Speaker Recognition Via Fusion of Subglottal and Supraglottal Information
May 21, 2014
from 12:00 PM to 01:00 PM
|Where||Engr. IV Bldg., Tesla Room 53-125|
|Contact Name||Harish Arsikere|
|Add event to calendar||
Department Research Forum
Hosted by: Prof. Greg Pottie
Advisor: Prof. Abeer Alwan
Given a speech signal as input, the goal of a speaker-recognition system is either to find the best match among a set of known voices (speaker identification) or to verify whether the talker is indeed the one he or she claims to be (speaker verification). State-of-the-art speaker-recognition technology is based on the use of acoustic features that characterize the supraglottal (i.e., above the glottis, which is the opening between the vocal cords) vocal-tract system. Since vocal-tract shape and acoustics change continuously over time, the efficacy of present-day systems depends on the amount of speech data available for speaker modeling and/or decision making. Unlike the vocal tract, the subglottal system remains almost unchanged during speech production; subglottal acoustics are therefore more stationary than supraglottal acoustics. Subglottal acoustics are also known to be speaker specific owing to the correlation between subglottal-tract length and body height. Therefore, acoustic features characterizing the subglottal system are hypothesized to be useful for speaker recognition, especially when the amount of speech data is limited. This talk presents the first known attempt to combine subglottal features with conventional supraglottal features for speaker identification and verification. It is shown empirically that the proposed fusion approach provides significant performance improvements relative to existing methods.

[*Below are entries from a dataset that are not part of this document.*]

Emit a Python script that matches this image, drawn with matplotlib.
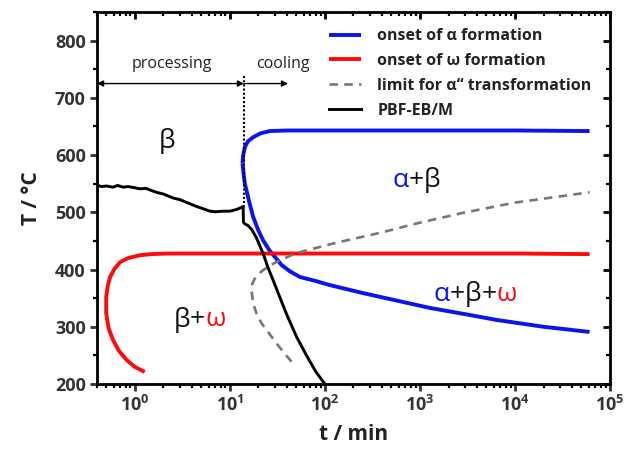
import matplotlib
matplotlib.use("Agg")
import matplotlib.pyplot as plt
from matplotlib.ticker import LogLocator, FixedLocator, FixedFormatter, MultipleLocator, NullFormatter

plt.rcParams['font.family'] = ['Open Sans', 'DejaVu Sans']
plt.rcParams['mathtext.fontset'] = 'custom'
plt.rcParams['mathtext.rm'] = 'Open Sans'
plt.rcParams['mathtext.bf'] = 'Open Sans:bold'

# onset of alpha formation (upper and lower branch)
alpha_up_t = [13.6, 13.8, 14.4, 15.5, 17.5, 21, 26.3, 40, 100, 1000, 10000, 61000]
alpha_up_T = [585, 600, 614, 624, 631, 638, 642, 643, 643, 643, 643, 642]
alpha_lo_t = [13.6, 14.0, 14.4, 16, 17.6, 20, 22.4, 26, 29.8, 35, 42.8, 54.6, 80, 112, 250, 600, 1270, 3000, 6400, 20000, 61000]
alpha_lo_T = [585, 565, 550, 518, 492, 468, 451, 434, 422, 408, 397, 387, 380, 373, 359, 345, 333, 322, 312, 300, 291]

# onset of omega formation
omega_t = [1.27, 1.0, 0.82, 0.68, 0.59, 0.53, 0.50, 0.50, 0.52, 0.55, 0.61, 0.70, 0.85, 1.13, 1.5, 2.2, 5, 100, 10000, 61000]
omega_T = [221, 230, 242, 258, 277, 297, 324, 352, 372, 387, 401, 413, 420, 425, 427, 428, 428, 428, 428, 427]

# limit for alpha'' transformation
limit_t = [44.6, 37, 31, 26, 21.6, 19, 17.6, 16.9, 17.2, 18.3, 20, 22.4, 27, 33.5, 50.5, 133, 400, 1000, 2830, 10000, 61000]
limit_T = [239, 255, 271, 288, 306, 324, 341, 364, 375, 384, 392, 399, 408, 416, 429, 447, 465, 482, 499, 517, 535]

# PBF-EB/M temperature record
pbf_t = [0.4, 0.45, 0.5, 0.59, 0.66, 0.75, 0.85, 1.0, 1.13, 1.3, 1.5, 1.69, 2.0, 2.53, 3.0, 3.79, 4.5, 5.3, 6.17, 7.0, 8.5, 10, 11.8, 13.0, 13.8, 13.9, 14.3, 15.5, 17.0, 19.1, 22.4, 25, 28.6, 33.5, 40, 50.5, 65, 80, 100]
pbf_T = [547, 545, 546, 544, 547, 544, 545, 543, 541, 542, 538, 535, 532, 525, 522, 515, 510, 506, 502, 501, 502, 502, 505, 508, 510, 483, 480, 477, 470, 455, 428, 405, 381, 352, 320, 282, 248, 222, 200]

region_labels = [(2.2, 625, "β"), (4.8, 312, "β+ω"), (930, 556, "α+β"), (3800, 357, "α+β+ω")]
xtick_pos = [1, 10, 100, 1000, 10000, 100000]
xtick_lab = [r'$\mathbf{10^{%d}}$' % i for i in range(6)]
ytick_pos = [200, 300, 400, 500, 600, 700, 800]

blue = '#0a14f0'
red = '#ff0a0a'

fig = plt.figure(figsize=(6.31, 4.55), dpi=100)
ax = fig.add_axes([0.1537, 0.156, 0.8130, 0.8176])

ax.plot(alpha_up_t, alpha_up_T, color=blue, lw=2.8, label='onset of α formation', solid_capstyle='butt')
ax.plot(alpha_lo_t, alpha_lo_T, color=blue, lw=2.8, solid_capstyle='butt')
ax.plot(omega_t, omega_T, color=red, lw=2.8, label='onset of ω formation', solid_capstyle='butt')
ax.plot(limit_t, limit_T, color='#777777', lw=1.9, ls=(0, (3.2, 2.4)), label='limit for α\u2018\u2018 transformation')
ax.plot(pbf_t, pbf_T, color='black', lw=2.1, label='PBF-EB/M')

# processing / cooling
ax.plot([14.1, 14.1], [739, 510], color='black', lw=1.5, ls=(0, (1, 1)))
ax.annotate('', xy=(0.4, 725), xytext=(14.1, 725),
            arrowprops=dict(arrowstyle='<|-|>', color='black', lw=1.0, mutation_scale=9, shrinkA=0, shrinkB=0))
ax.annotate('', xy=(41, 725), xytext=(14.1, 725),
            arrowprops=dict(arrowstyle='-|>', color='black', lw=1.0, mutation_scale=9, shrinkA=0, shrinkB=0))
ax.text(2.45, 760, 'processing', fontsize=11.5, ha='center', va='center', color='#222222')
ax.text(36, 760, 'cooling', fontsize=11.5, ha='center', va='center', color='#222222')

ax.set_xscale('log')
ax.set_xlim(0.4, 1e5)
ax.set_ylim(200, 850)
ax.xaxis.set_major_locator(FixedLocator(xtick_pos))
ax.xaxis.set_major_formatter(FixedFormatter(xtick_lab))
ax.xaxis.set_minor_locator(LogLocator(base=10, subs=range(2, 10), numticks=20))
ax.xaxis.set_minor_formatter(NullFormatter())
ax.yaxis.set_major_locator(FixedLocator(ytick_pos))
ax.yaxis.set_minor_locator(MultipleLocator(50))
ax.tick_params(which='major', direction='out', length=5, width=2, labelsize=13, colors='#333333', pad=3)
ax.tick_params(which='minor', direction='out', length=3, width=1.6)
for lab in ax.get_yticklabels():
    lab.set_fontweight('bold')
for sp in ax.spines.values():
    sp.set_linewidth(2)

# inward ticks on top and right
axt = ax.twiny()
axt.set_xscale('log')
axt.set_xlim(ax.get_xlim())
axt.xaxis.set_major_locator(FixedLocator(xtick_pos))
axt.xaxis.set_minor_locator(LogLocator(base=10, subs=range(2, 10), numticks=20))
axt.tick_params(which='both', direction='in', labeltop=False, width=2)
axt.tick_params(which='major', length=5)
axt.tick_params(which='minor', length=3, width=1.6)
axr = ax.twinx()
axr.set_ylim(ax.get_ylim())
axr.yaxis.set_major_locator(FixedLocator(ytick_pos))
axr.yaxis.set_minor_locator(MultipleLocator(50))
axr.tick_params(which='both', direction='in', labelright=False, width=2)
axr.tick_params(which='major', length=5)
axr.tick_params(which='minor', length=3, width=1.6)

ax.set_xlabel('t / min', fontsize=15, fontweight='bold', color='#222222', labelpad=6)
ax.set_ylabel('T / °C', fontsize=15, fontweight='bold', color='#222222', labelpad=9)

leg = ax.legend(loc='upper left', bbox_to_anchor=(0.425, 0.995), frameon=False, handlelength=2.0,
                handletextpad=1.0, labelspacing=0.55, prop={'weight': 'bold', 'size': 11.5})
for t in leg.get_texts():
    t.set_color('#222222')

# region labels, alpha in blue and omega in red
cols = {'α': blue, 'ω': red}
fig.canvas.draw()
for t, T, s in region_labels:
    t0 = ax.text(t, T, s, fontsize=19, ha='center', va='center', alpha=0)
    fig.canvas.draw()
    bb = t0.get_window_extent()
    x0 = bb.x0
    yc = (bb.y0 + bb.y1) / 2
    for ch in s:
        c = ax.annotate(ch, xy=(x0, yc), xycoords='figure pixels',
                        fontsize=19, ha='left', va='center', color=cols.get(ch, '#111111'))
        fig.canvas.draw()
        x0 = c.get_window_extent().x1

fig.savefig('out.png', dpi=100)
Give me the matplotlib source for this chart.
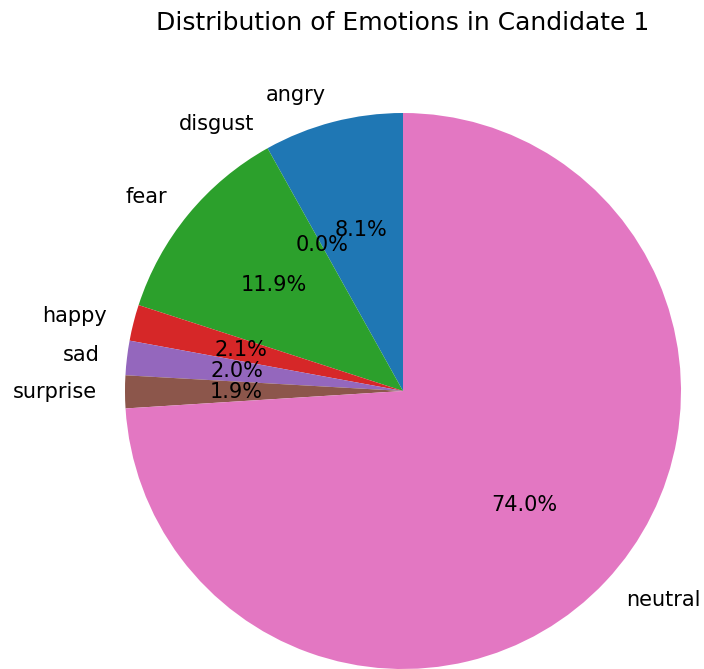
import matplotlib
matplotlib.use("Agg")
import matplotlib.pyplot as plt

# Emotion shares (percent) for candidate 1
emotions = ['angry', 'disgust', 'fear', 'happy', 'sad', 'surprise', 'neutral']
shares = [8.1, 0.0, 11.9, 2.1, 2.0, 1.9, 74.0]

fig = plt.figure(figsize=(7.04, 6.69), dpi=100)

# axes placed so the pie centre/radius match the reference (pixels)
W, H = 704, 669
cx, cy, r = 403, 391, 278
lim = 1.1
half = lim * r
ax = fig.add_axes([(cx - half) / W, (H - cy - half) / H, 2 * half / W, 2 * half / H])

ax.pie(shares, labels=emotions, autopct='%1.1f%%', startangle=90,
       textprops={'fontsize': 15})
ax.set_xlim(-lim, lim)
ax.set_ylim(-lim, lim)
ax.set_aspect('equal')

fig.text(cx / W, 1 - 23 / H, 'Distribution of Emotions in Candidate 1',
         ha='center', va='center', fontsize=18)

fig.savefig('out.png', dpi=100)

This work was supported in part by the National Science Foundation.
Harish Arsikere is a PhD candidate in the Electrical Engineering Department at UCLA. Prior to this, he obtained a Master of Technology degree from Indian Institute of Technology, Kanpur, in 2009, and a Bachelor of Engineering degree from R. V. College of Engineering, Bangalore, in 2007. His research interests include signal processing, speech processing, speech production, and automatic speech and speaker recognition.